Sunday 29 January 1642/3 || Out of Yorkeshire it is signified, that the Earle of Newcastle hath imprisoned the Lord Savill, and Sir Thomas Gower, who was high Sheriffe of that County the last yeare (and as some say the Earle of Newport also) because they declare, that though they ever intended to maintaine the Kings Prerogative, yet they would not be a meanes to introduce Popery, which they saw the Earle aymed at; but the Earle giveth out (as it is reported) that hee hath restrained them, because they had a designe to apprehend the Queene as soone as she was come into England, and so bring her to the Parliament.¹

It is also informed from thence, that Captaine Fenwick, son unto Sir John Fenwicke, in Northumberland, who had the command of divers Troopes of horse in the Earle of Newcastles Army, bore this Motto in his Corners, For the King and Protestant Religion, Which latter words the Papists not enduring, would have effaced, whereat the Captaine taking distaste, hath deserted the Earle, and carried all his horse along with him to the Lord Fairfaxe. And also that Sir Hugh Cholmley, a Member of the House of Commons, is gotten between Yorke and Durham with his forces, and that they have given a great defeat to some of the Earle of Newcastles Army in that part of the County.

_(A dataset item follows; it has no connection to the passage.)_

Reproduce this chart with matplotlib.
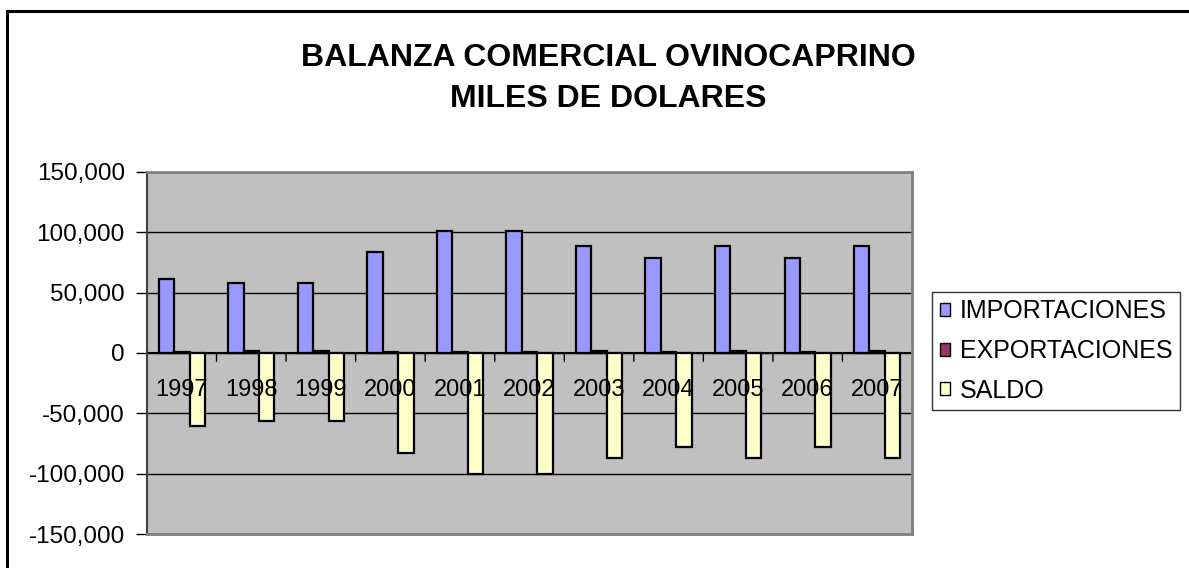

||  Out of Nottinghamshire it is informed, that the Earle of Newcastle tooke great distaste at the Earle of Newport, because he would not conforme himselfe to Popery (which the Earle of Newcastle with might and maine endeavours to set up, for he hath caused Masse to be frequently said at Yorke, and in all quarters) and thereupon he fought to lay hold of him, and commit him, but the Earle of Newport perceiving his intentions, hath deserted him, and is escaped safe to Nottingham. || William Ingler – Certaine Informations (P)

¹ This was originally reported by the Royalist newsbook Mercurius Aulicus on 17 January.